Step ashore on the Isle of May and the rules change.
I don’t mean the rules that govern all the country’s national nature reserves and are written down in a language you and I are not familiar with, by bureaucrats who inhabit a world far far away in a parallel universe.
I mean the rules demanded of you by birds.
Even as the May Princess nudges into Kirkhaven at a notch above zero knots, the island – and more particularly its birds – have closed in around you.
Already, the Arctic terns are preparing to state their terms and conditions with which you must comply before you are permitted to advance into the island’s embrace.
These preparations involved honing the tips of their beaks the way you or I might sharpen a pencil and a series of dummy runs aimed at terrified greater black-backed gulls who have strayed too close to tern nests.
If you have never been subjected to the trial by ordeal that is about to follow, you may simply chuckle at a hapless gull as it screams across the inlet pursued by 20 or 30 terns.
Dive bomb
Even when it lands again, the terns will dive bomb time after time until some unseen threshold of suffering and sufferance has been crossed and the terns pull out.
Perhaps your street back home has its share of the gull’s close kin the lesser black-backed gulls and you have suffered from their attentions at this time of year. In which case, you may mutter something dark under your breath about “payback time” and your chuckle will morph into a cackle.
Then you step ashore, head off up the path, while in your naive contemplation of what you fondly call “the balance of nature”, you have failed to notice the path bisects the nesting grounds of the Arctic terns.
Prepare to be serially mugged.
If, on the other hand, you have walked this way before and you have learned (inevitably the hard way, no one ever believes the warnings of others) about the nesting season attitudes of Arctic terns towards any creature of any shape and size – whether two-legged or four, with or without wings – your experiences will have afforded you a unique understanding of the expression “hard-bitten”. What they do is fly at the top of your head – fast.
Sometimes, you are only aware of the one right in front of you and not the one that has already drawn a bead on your unprotected scalp from above and behind.
The first moment of awareness comes much too late, for it involves pain.
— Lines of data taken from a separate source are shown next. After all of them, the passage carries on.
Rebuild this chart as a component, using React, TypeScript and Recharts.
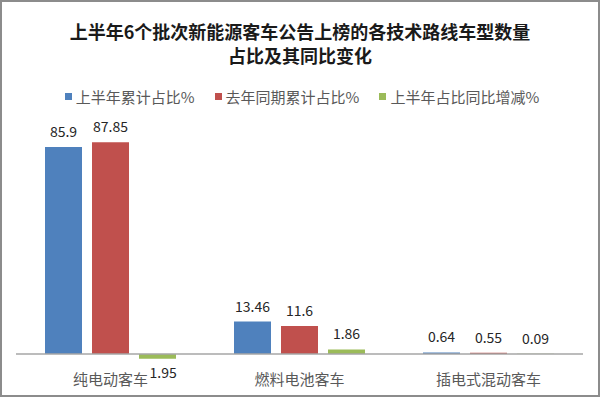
import React from "react";
import { BarChart, Bar, XAxis, YAxis, ReferenceLine, LabelList } from "recharts";

// categories and series
const categories = ["纯电动客车", "燃料电池客车", "插电式混动客车"];
const shareH1 = [85.9, 13.46, 0.64];
const shareLastYear = [87.85, 11.6, 0.55];
const shareChange = [-1.95, 1.86, 0.09];

const seriesNames = ["上半年累计占比%", "去年同期累计占比%", "上半年占比同比增减%"];
const colors = ["#4F81BD", "#C0504D", "#9BBB59"];

const data = categories.map((name, i) => ({
  name,
  a: shareH1[i],
  b: shareLastYear[i],
  c: shareChange[i],
}));

const FONT = "'Noto Sans CJK SC', 'Noto Sans', sans-serif";

// value labels: positives above the bar, the negative one sits down next to the axis label
function ValueLabel(props: any) {
  const { x, y, width, height, value } = props;
  const cx = x + width / 2;
  if (value < 0) {
    return (
      <text x={cx - 8} y={y + height + 24} textAnchor="start" fontSize={14} fill="#262626" fontFamily={FONT}>
        {Math.abs(value)}
      </text>
    );
  }
  return (
    <text x={cx} y={y - 10} textAnchor="middle" fontSize={14} fill="#262626" fontFamily={FONT}>
      {value}
    </text>
  );
}

function Legend() {
  return (
    <div
      style={{
        position: "absolute",
        top: 84,
        left: 0,
        width: 600,
        display: "flex",
        justifyContent: "center",
        gap: 20,
        fontSize: 15,
        color: "#595959",
        fontFamily: FONT,
      }}
    >
      {seriesNames.map((n, i) => (
        <div key={n} style={{ display: "flex", alignItems: "center" }}>
          <span style={{ width: 7, height: 7, background: colors[i], marginRight: 4, display: "inline-block" }} />
          <span>{n}</span>
        </div>
      ))}
    </div>
  );
}

export default function App() {
  return (
    <div
      style={{
        position: "absolute",
        left: 0,
        top: 0,
        width: 600,
        height: 397,
        boxSizing: "border-box",
        border: "2px solid #8c8c8c",
        background: "#fff",
        fontFamily: FONT,
      }}
    >
      <div
        style={{
          position: "absolute",
          top: 17,
          left: 0,
          width: 596,
          textAlign: "center",
          fontSize: 18,
          fontWeight: "bold",
          lineHeight: "24px",
          color: "#1a1a1a",
        }}
      >
        上半年6个批次新能源客车公告上榜的各技术路线车型数量
        <br />
        占比及其同比变化
      </div>
      <Legend />
      <div style={{ position: "absolute", left: -2, top: -2 }}>
        <BarChart
          width={600}
          height={397}
          data={data}
          margin={{ top: 113, right: 17, bottom: 9, left: 16 }}
          barSize={37}
          barGap={10}
        >
          <XAxis
            dataKey="name"
            axisLine={false}
            tickLine={false}
            height={22}
            tick={{ fontSize: 15, fill: "#595959", fontFamily: FONT }}
            tickSize={0}
            dy={6}
          />
          <YAxis hide domain={[-5, 100]} />
          <ReferenceLine y={0} stroke="#a6a6a6" strokeWidth={1.5} />
          {(["a", "b", "c"] as const).map((k, i) => (
            <Bar key={k} dataKey={k} fill={colors[i]} isAnimationActive={false}>
              <LabelList dataKey={k} content={<ValueLabel />} />
            </Bar>
          ))}
        </BarChart>
      </div>
    </div>
  );
}
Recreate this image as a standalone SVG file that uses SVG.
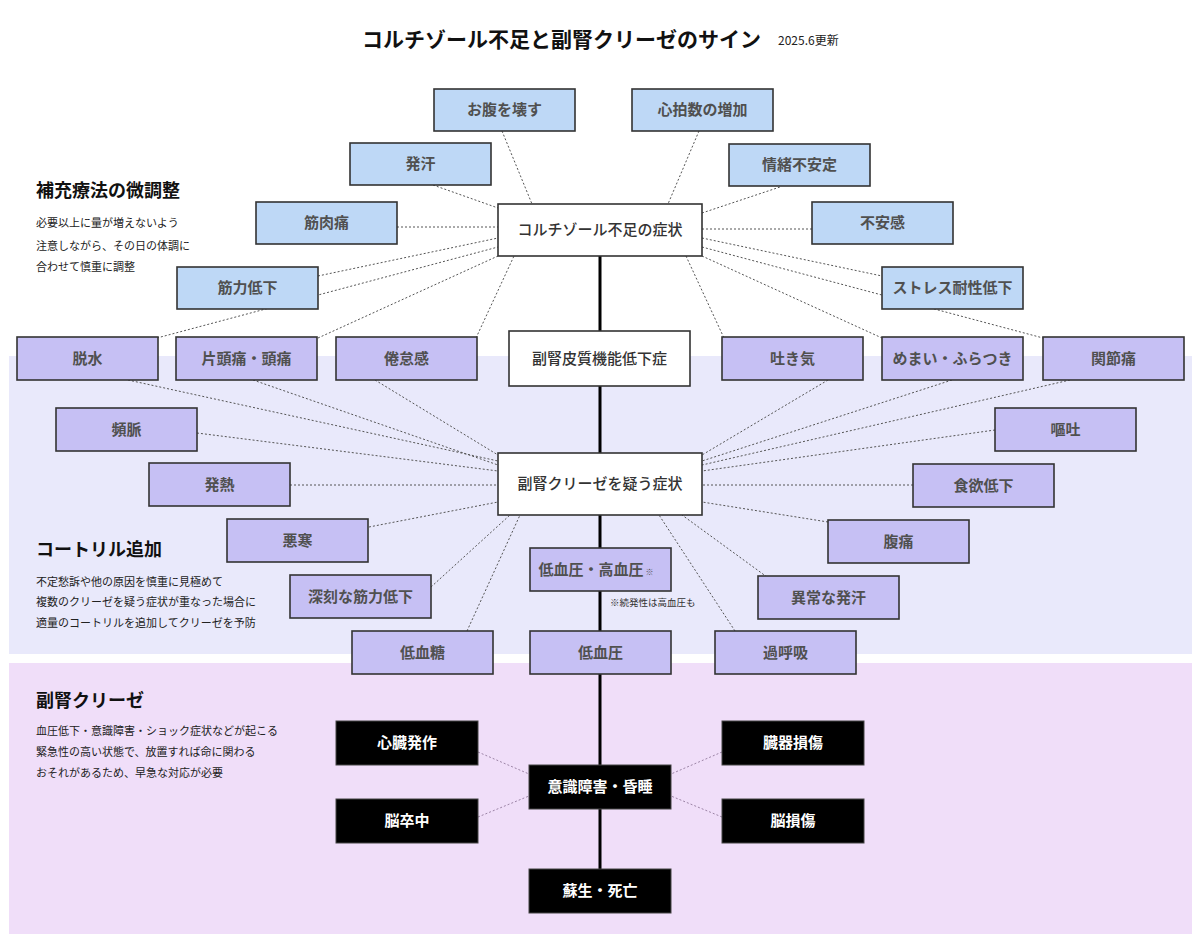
<svg xmlns="http://www.w3.org/2000/svg" width="1200" height="944" viewBox="0 0 1200 944">
<style>
text{font-family:"Noto Sans CJK JP","Noto Sans",sans-serif;}
.title{font-size:21px;font-weight:700;fill:#111;}
.date{font-size:12px;fill:#222;}
.h{font-size:18px;font-weight:700;fill:#111;}
.body{font-size:11px;fill:#222;}
.note{font-size:9.5px;fill:#333;}
.blue rect{fill:#BED8F6;stroke:#333;stroke-width:1.6;}
.purple rect{fill:#C6C0F4;stroke:#333;stroke-width:1.6;}
.white rect{fill:#fff;stroke:#333;stroke-width:1.6;}
.black rect{fill:#000;stroke:#444;stroke-width:1;}
.blue text,.purple text{font-size:15px;font-weight:700;fill:#505050;text-anchor:middle;}
.white text{font-size:15px;font-weight:500;fill:#333;text-anchor:middle;}
.black text{font-size:15px;font-weight:700;fill:#fff;text-anchor:middle;}
.dot{stroke:#555;stroke-width:1;stroke-dasharray:2 2;fill:none;}
.dotp{stroke:#9c84a6;stroke-width:1;stroke-dasharray:2 2;fill:none;}
.spine{stroke:#000;stroke-width:3;fill:none;}
</style>
<rect x="0" y="0" width="1200" height="944" fill="#fff"/>
<g id="bands">
<rect x="9" y="356" width="1183" height="298" fill="#E9E9FB"/>
<rect x="9" y="663" width="1183" height="271" fill="#F0DEF9"/>
</g>
<g id="titles">
<text class="title" x="362" y="47">コルチゾール不足と副腎クリーゼのサイン</text>
<text class="date" x="778" y="45">2025.6更新</text>
<text class="h" x="36" y="197">補充療法の微調整</text>
<text class="body" x="36" y="227">必要以上に量が増えないよう</text>
<text class="body" x="36" y="250">注意しながら、その日の体調に</text>
<text class="body" x="36" y="271">合わせて慎重に調整</text>
<text class="h" x="36" y="556">コートリル追加</text>
<text class="body" x="36" y="586">不定愁訴や他の原因を慎重に見極めて</text>
<text class="body" x="36" y="606">複数のクリーゼを疑う症状が重なった場合に</text>
<text class="body" x="36" y="627">適量のコートリルを追加してクリーゼを予防</text>
<text class="h" x="36" y="707">副腎クリーゼ</text>
<text class="body" x="36" y="735">血圧低下・意識障害・ショック症状などが起こる</text>
<text class="body" x="36" y="756">緊急性の高い状態で、放置すれば命に関わる</text>
<text class="body" x="36" y="777">おそれがあるため、早急な対応が必要</text>
<text class="note" x="610" y="606">※続発性は高血圧も</text>
</g>
<g id="connectors">
<line class="spine" x1="600" y1="256" x2="600" y2="869"/>
<line class="dot" x1="502" y1="131" x2="532" y2="204"/>
<line class="dot" x1="699" y1="131" x2="668" y2="204"/>
<line class="dot" x1="433" y1="185" x2="498" y2="208"/>
<line class="dot" x1="397" y1="227" x2="498" y2="227"/>
<line class="dot" x1="318" y1="276" x2="498" y2="238"/>
<line class="dot" x1="157" y1="338" x2="498" y2="247"/>
<line class="dot" x1="318" y1="338" x2="498" y2="256"/>
<line class="dot" x1="476" y1="338" x2="514" y2="256"/>
<line class="dot" x1="702" y1="213" x2="780" y2="187"/>
<line class="dot" x1="702" y1="229" x2="812" y2="229"/>
<line class="dot" x1="702" y1="238" x2="882" y2="276"/>
<line class="dot" x1="702" y1="247" x2="1043" y2="338"/>
<line class="dot" x1="702" y1="256" x2="882" y2="338"/>
<line class="dot" x1="686" y1="256" x2="724" y2="338"/>
<line class="dot" x1="375" y1="380" x2="498" y2="455"/>
<line class="dot" x1="128" y1="380" x2="498" y2="461"/>
<line class="dot" x1="253" y1="380" x2="498" y2="465"/>
<line class="dot" x1="197" y1="433" x2="498" y2="471"/>
<line class="dot" x1="290" y1="485" x2="498" y2="485"/>
<line class="dot" x1="369" y1="527" x2="498" y2="502"/>
<line class="dot" x1="431" y1="587" x2="510" y2="515"/>
<line class="dot" x1="467" y1="631" x2="520" y2="515"/>
<line class="dot" x1="828" y1="380" x2="702" y2="455"/>
<line class="dot" x1="952" y1="380" x2="702" y2="461"/>
<line class="dot" x1="1070" y1="380" x2="702" y2="465"/>
<line class="dot" x1="995" y1="430" x2="702" y2="471"/>
<line class="dot" x1="913" y1="485" x2="702" y2="485"/>
<line class="dot" x1="828" y1="522" x2="702" y2="502"/>
<line class="dot" x1="767" y1="577" x2="682" y2="515"/>
<line class="dot" x1="735" y1="631" x2="659" y2="515"/>
<line class="dotp" x1="478" y1="752" x2="529" y2="774"/>
<line class="dotp" x1="478" y1="817" x2="529" y2="796"/>
<line class="dotp" x1="722" y1="752" x2="671" y2="774"/>
<line class="dotp" x1="722" y1="817" x2="671" y2="796"/>
</g>
<g id="n-onaka" class="blue"><rect x="434" y="89" width="141" height="42"/><text x="504.5" y="115">お腹を壊す</text></g>
<g id="n-shinpaku" class="blue"><rect x="632" y="89" width="141" height="42"/><text x="702.5" y="115">心拍数の増加</text></g>
<g id="n-hakkan" class="blue"><rect x="350" y="143" width="141" height="42"/><text x="420.5" y="169">発汗</text></g>
<g id="n-jocho" class="blue"><rect x="729" y="144" width="141" height="42"/><text x="799.5" y="170">情緒不安定</text></g>
<g id="n-kinniku" class="blue"><rect x="256" y="202" width="141" height="42"/><text x="326.5" y="228">筋肉痛</text></g>
<g id="n-fuan" class="blue"><rect x="812" y="202" width="141" height="42"/><text x="882.5" y="228">不安感</text></g>
<g id="n-kinryoku" class="blue"><rect x="177" y="267" width="141" height="42"/><text x="247.5" y="293">筋力低下</text></g>
<g id="n-stress" class="blue"><rect x="882" y="267" width="141" height="42"/><text x="952.5" y="293">ストレス耐性低下</text></g>
<g id="c-cortisol" class="white"><rect x="498" y="204" width="204" height="52"/><text x="600" y="235">コルチゾール不足の症状</text></g>
<g id="c-hypo" class="white"><rect x="509" y="331" width="181" height="55"/><text x="599.5" y="364">副腎皮質機能低下症</text></g>
<g id="c-crisis" class="white"><rect x="498" y="453" width="204" height="62"/><text x="600" y="489">副腎クリーゼを疑う症状</text></g>
<g id="p-dassui" class="purple"><rect x="17" y="337" width="141" height="43"/><text x="87.5" y="364">脱水</text></g>
<g id="p-zutsu" class="purple"><rect x="176" y="337" width="141" height="43"/><text x="246.5" y="364">片頭痛・頭痛</text></g>
<g id="p-kentai" class="purple"><rect x="336" y="337" width="141" height="43"/><text x="406.5" y="364">倦怠感</text></g>
<g id="p-hakike" class="purple"><rect x="722" y="337" width="141" height="43"/><text x="792.5" y="364">吐き気</text></g>
<g id="p-memai" class="purple"><rect x="882" y="337" width="141" height="43"/><text x="952.5" y="364">めまい・ふらつき</text></g>
<g id="p-kansetsu" class="purple"><rect x="1043" y="337" width="141" height="43"/><text x="1113.5" y="364">関節痛</text></g>
<g id="p-hinmyaku" class="purple"><rect x="56" y="408" width="141" height="43"/><text x="126.5" y="435">頻脈</text></g>
<g id="p-oto" class="purple"><rect x="995" y="408" width="141" height="43"/><text x="1065.5" y="435">嘔吐</text></g>
<g id="p-hatsunetsu" class="purple"><rect x="149" y="463" width="141" height="43"/><text x="219.5" y="490">発熱</text></g>
<g id="p-shokuyoku" class="purple"><rect x="913" y="464" width="141" height="43"/><text x="983.5" y="491">食欲低下</text></g>
<g id="p-okan" class="purple"><rect x="227" y="519" width="141" height="43"/><text x="297.5" y="546">悪寒</text></g>
<g id="p-fukutsu" class="purple"><rect x="828" y="520" width="141" height="43"/><text x="898.5" y="547">腹痛</text></g>
<g id="p-shinkoku" class="purple"><rect x="290" y="575" width="141" height="43"/><text x="360.5" y="602">深刻な筋力低下</text></g>
<g id="p-ketsuatsu" class="purple"><rect x="530" y="548" width="141" height="43"/><text x="596" y="575">低血圧・高血圧<tspan font-size="8" dx="2">※</tspan></text></g>
<g id="p-ijo" class="purple"><rect x="758" y="576" width="141" height="43"/><text x="828.5" y="603">異常な発汗</text></g>
<g id="p-teiketto" class="purple"><rect x="352" y="631" width="141" height="43"/><text x="422.5" y="658">低血糖</text></g>
<g id="p-teiketsuatsu" class="purple"><rect x="530" y="631" width="141" height="43"/><text x="600.5" y="658">低血圧</text></g>
<g id="p-kakokyu" class="purple"><rect x="715" y="631" width="141" height="43"/><text x="785.5" y="658">過呼吸</text></g>
<g id="b-shinzo" class="black"><rect x="336" y="721" width="142" height="44"/><text x="407" y="748">心臓発作</text></g>
<g id="b-zoki" class="black"><rect x="722" y="721" width="142" height="44"/><text x="793" y="748">臓器損傷</text></g>
<g id="b-ishiki" class="black"><rect x="529" y="765" width="142" height="44"/><text x="600" y="792">意識障害・昏睡</text></g>
<g id="b-nosocchu" class="black"><rect x="336" y="799" width="142" height="44"/><text x="407" y="826">脳卒中</text></g>
<g id="b-nosonsho" class="black"><rect x="722" y="799" width="142" height="44"/><text x="793" y="826">脳損傷</text></g>
<g id="b-sosei" class="black"><rect x="529" y="869" width="142" height="44"/><text x="600" y="896">蘇生・死亡</text></g>
</svg>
If you are particularly unlucky, it will also involve a little bloodshed.
Thwack, ouch
So you spin round to confront the bird that has already danced on and skipped a dozen feet up into the air and by spinning, you have left yourself vulnerable to the one that moments ago was right in front of you and which is now right behind you. Thwack. Ouch. Again.
This is the loyalty test, to see if you will prove to be fit company for the natives of the Isle of May.
You learn quickly that the bird will fly only at the highest point of your person, so either wear a hat (doesn’t reduce the frequency or the perverse thrill of the attacks but dulls the pain and prevents loss of blood), or hold up a clenched fist above your head or your clenched fist with something in it. Or carry a stick.
I have, as you have probably guessed by now, just been to the Isle of May again and renewed this unique association with what remains one of my very favourite birds.
This I time I tried a variation on the theme of holding something in my hand – my camera. And whenever a tern lined up in hun-in-the-sun pose, I tried to take its picture.
The results were a lot of pictures of blurry close-up bits of bird but also a couple of shots that conveyed a fraction of the essentially untameable magic of being in such a place.
You run the gauntlet, which is not without its hilarious side and you emerge beyond it into a kind of wonderland.
You forget the island itself and you are drawn helplessly into an atmosphere that is utterly given over to birds.
Their voices are constant and clamorous but somehow, you become attuned to them and you hear them as a kind of layer of nature’s speech that overlays the stupendous silence of all oceanic rocks.
And of course there are the puffins, who have the capacity to make bird-lovers out of the Arctic tern’s most hapless victims.
You see, you were right all along. It is all about the balance of nature. Or as Snoopy put it: “Those who believe in the balance of nature are the ones that don’t get eaten.”